Wednesday, October 7
I entered New York City by train, and for the most part, it was an enjoyable ride. An Amtrak train from Washington D.C. takes about 2.5 - 3.0 hours and costs around 150$. Penn Station is the main Amtrak terminal and is located just beneath Madison Square Garden. Arriving at Penn Station relieves the pain of an undesirable (and expensive) taxicab ride from JFK airport into the heart of the city.
I had been wanting to visit New York City for about a year and a half. Since my tour of Europe in the summer of 1997, I have desired to see more of the United States. I remember sitting in a little Café in Athens, Greece during my trip, writing in my journal. I was commenting on how peculiar I found the natives. I noted that, "Buses and streetcars putt nonchalantly past thousand year old buildings and people walk mindlessly past streets trotted on by emperors. Never is attention paid to the significance, nothing disturbs daily life."

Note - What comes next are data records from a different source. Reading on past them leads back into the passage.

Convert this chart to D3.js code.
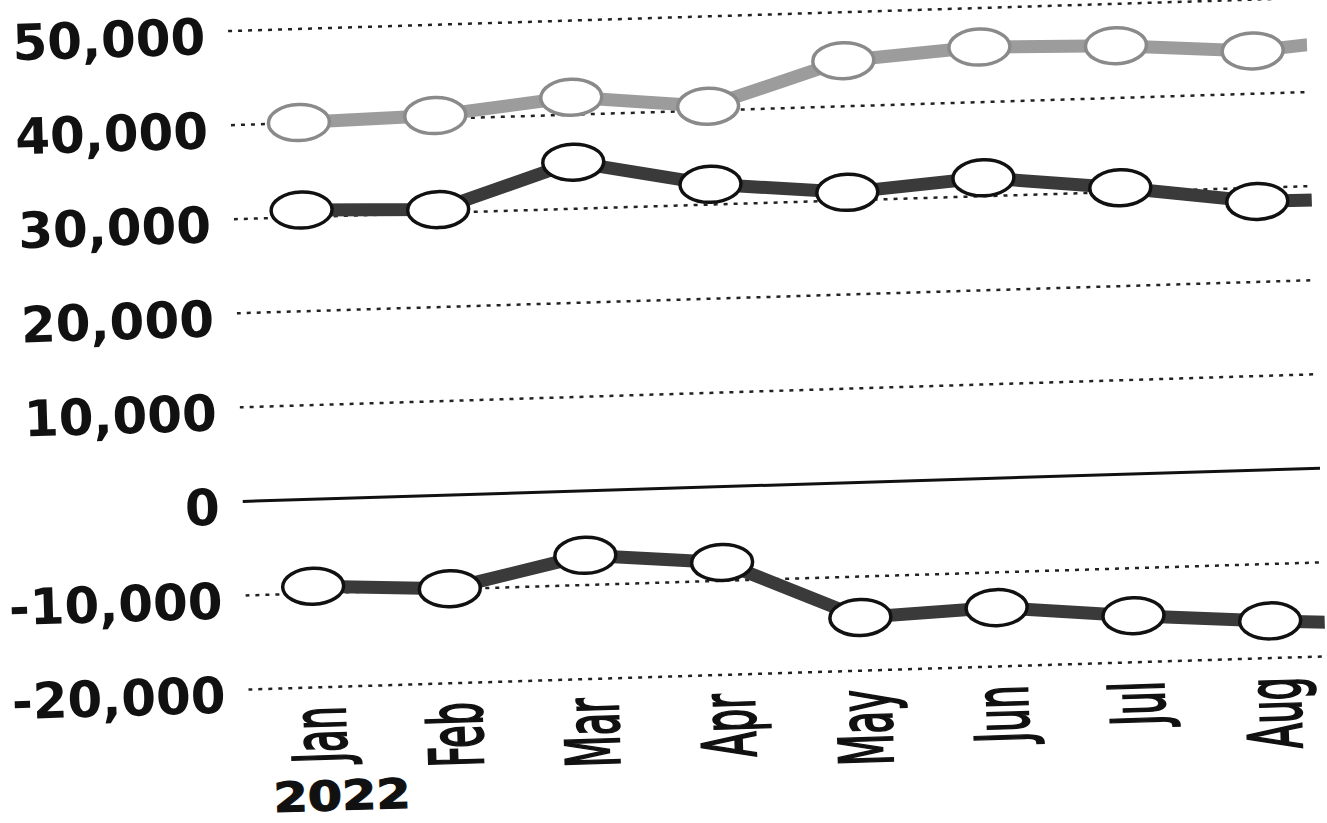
<!DOCTYPE html>
<html>
<head>
<meta charset="utf-8">
<script src="https://cdn.jsdelivr.net/npm/d3@7"></script>
<style>
  body { margin: 0; background: #fff; }
  svg { display: block; }
  .y-axis text { font-family: 'DejaVu Sans', Verdana, sans-serif; font-weight: bold; font-size: 50px; fill: #111; }
  .month { font-family: 'DejaVu Sans', Verdana, sans-serif; font-size: 74px; fill: #111; stroke: #111; stroke-width: 2.5px; }
  .year { font-family: 'DejaVu Sans', Verdana, sans-serif; font-weight: bold; font-size: 41px; fill: #111; stroke: #111; stroke-width: 1.2px; }
</style>
</head>
<body>
<svg id="chart"></svg>
<script>
// values (Sep is only visible as the stub running off the right edge)
const months = ['Jan', 'Feb', 'Mar', 'Apr', 'May', 'Jun', 'Jul', 'Aug', 'Sep'];
const upperValues = [40000, 40300, 41800, 40400, 44800, 45800, 45500, 44500, 45700];
const middleValues = [30700, 30300, 34900, 32100, 30800, 31900, 30400, 28500, 28400];
const lowerValues = [-9300, -10000, -6900, -8100, -14400, -13800, -15100, -16100, -16900];
const yTicks = [-20000, -10000, 0, 10000, 20000, 30000, 40000, 50000];
const yearLabel = '2022';

const width = 1327, height = 823;
// the scanned page is turned slightly, so the whole chart gets rotated
const tilt = -1.76;
const plot = {left: 227, right: 1305, top: 37.6, bottom: 696.3};

const svg = d3.select('#chart')
    .attr('width', width)
    .attr('height', height);

svg.append('rect')
    .attr('width', width)
    .attr('height', height)
    .attr('fill', '#fff');

const chart = svg.append('g')
    .attr('transform', `rotate(${tilt})`);

chart.append('clipPath')
    .attr('id', 'plot-clip')
  .append('rect')
    .attr('x', 0)
    .attr('y', -200)
    .attr('width', plot.right)
    .attr('height', 1200);

const xScale = d3.scalePoint()
    .domain(months)
    .range([295, 295 + 136.5 * (months.length - 1)]);

const yScale = d3.scaleLinear()
    .domain([-20000, 50000])
    .range([plot.bottom, plot.top]);

// y axis: labels + gridlines
const fmt = d3.format(',');
const yAxis = d3.axisLeft(yScale)
    .tickValues(yTicks)
    .tickSize(-(plot.right - plot.left))
    .tickPadding(23)
    .tickFormat(d => fmt(d).replace('\u2212', '-'));

const yAxisG = chart.append('g')
    .attr('class', 'axis y-axis')
    .attr('transform', `translate(${plot.left},0)`)
    .call(yAxis);

yAxisG.select('.domain').remove();
yAxisG.attr('font-family', null).attr('font-size', null);
yAxisG.selectAll('.tick text').attr('dy', '0.45em');
yAxisG.selectAll('.tick line')
    .attr('clip-path', 'url(#plot-clip)')
    .attr('stroke', d => d === 0 ? '#111' : '#222')
    .attr('stroke-width', d => d === 0 ? 3 : 2.5)
    .attr('stroke-dasharray', d => d === 0 ? null : '4,6');

// series
const series = [
  {name: 'upper', values: upperValues, line: '#9c9c9c', ring: '#8a8a8a'},
  {name: 'middle', values: middleValues, line: '#3a3a3a', ring: '#111'},
  {name: 'lower', values: lowerValues, line: '#3a3a3a', ring: '#111'}
];

const line = d3.line()
    .x((d, i) => xScale(months[i]))
    .y(d => yScale(d));

const seriesG = chart.append('g')
    .attr('clip-path', 'url(#plot-clip)');

seriesG.selectAll('.series-line')
    .data(series)
  .join('path')
    .attr('class', 'series-line')
    .attr('d', d => line(d.values))
    .attr('fill', 'none')
    .attr('stroke', d => d.line)
    .attr('stroke-width', 13);

seriesG.selectAll('.marker-group')
    .data(series)
  .join('g')
    .attr('class', 'marker-group')
  .selectAll('ellipse')
    .data(d => d.values.map((v, i) => ({month: months[i], value: v, ring: d.ring})))
  .join('ellipse')
    .attr('cx', d => xScale(d.month))
    .attr('cy', d => yScale(d.value))
    .attr('rx', 30.5)
    .attr('ry', 18)
    .attr('fill', '#fff')
    .attr('stroke', d => d.ring)
    .attr('stroke-width', 3.5);

// month labels, turned upright and narrow
chart.selectAll('.month')
    .data(months)
  .join('text')
    .attr('class', 'month')
    .attr('text-anchor', 'end')
    .attr('transform', d => `translate(${xScale(d) + 28},716) rotate(-90) scale(0.495,1)`)
    .text(d => d);

chart.append('text')
    .attr('class', 'year')
    .attr('transform', 'translate(249,820) scale(1.2,1)')
    .text(yearLabel);
</script>
</body>
</html>
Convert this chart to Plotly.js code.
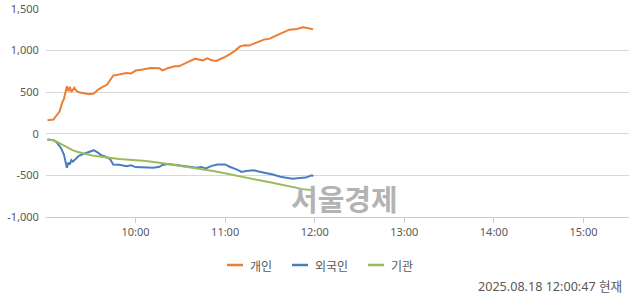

I believe this observation is worth note because I learned a great truth in that very moment. I realized at that moment in Athens that I too was one of those people in a certain way. I have for years lived on the outskirts of both Washington DC and Baltimore and never have I truly appreciated either city the way I should. I too have walked past the Nation’s Capitol and the White House without batting an eye and I too have failed at times to stop and appreciate just what has surrounded me. I have even looked skeptically in the past at tourists who’ve marveled at such sites. I have resolved to change in this area and believe I’ve learned how to appreciate these attractions the way they should be appreciated. From now on, I’ll view these attractions as if I were a tourist.
It’s with this spirit that I came to New York. I hadn’t spent any appreciable time there since I was about seven years old (I did pass through the city and spend about five hours there while touring with the Longwood men’s basketball team in 1990.) My memories of the city are very few. The only real image that remains burned in my memories from my visit as a youth is that of the Statue of Liberty. I remember vividly the first time I saw it. I was standing on the shore when I finally found it on the horizon. It seemed almost divine, like I was staring at something from heaven. It was magical, but more so it was unique; a huge, towering statue on an island off the coast. I had never seen that before.
So, to make a long story short, New York City seemed like a logical destination to me. It was within my financial means, full of historical attractions, and it held a certain childlike innocence of memory.
I had the opportunity to stay at a friends house in the heart of New York City on 39th street between 1st and 2nd avenue. It was a nice apartment with an unbelievably high rent. Patricia and her roommate paid over $2,000 a month for a two bedroom apartment with a tiny living room and small kitchenette.
The first night I arrived, Patricia and I went out to eat at a local restaurant and we got caught up on how each of us had been doing. Patricia has a PhD in Psychology and used to work where I work now at the National Institutes of Health. Her brother attends my church and he is also one of my friends. She had moved up to New York City just two months before I arrived, although she knew the city well having lived there before. It was good that we had this time to catch up. Patricia would be working a lot while I was there and I didn’t even know if I would be spending much time with her at all.
I was very excited to be in the city, but very tired from my trip. So, I decided to lay low for the first evening and get some sleep.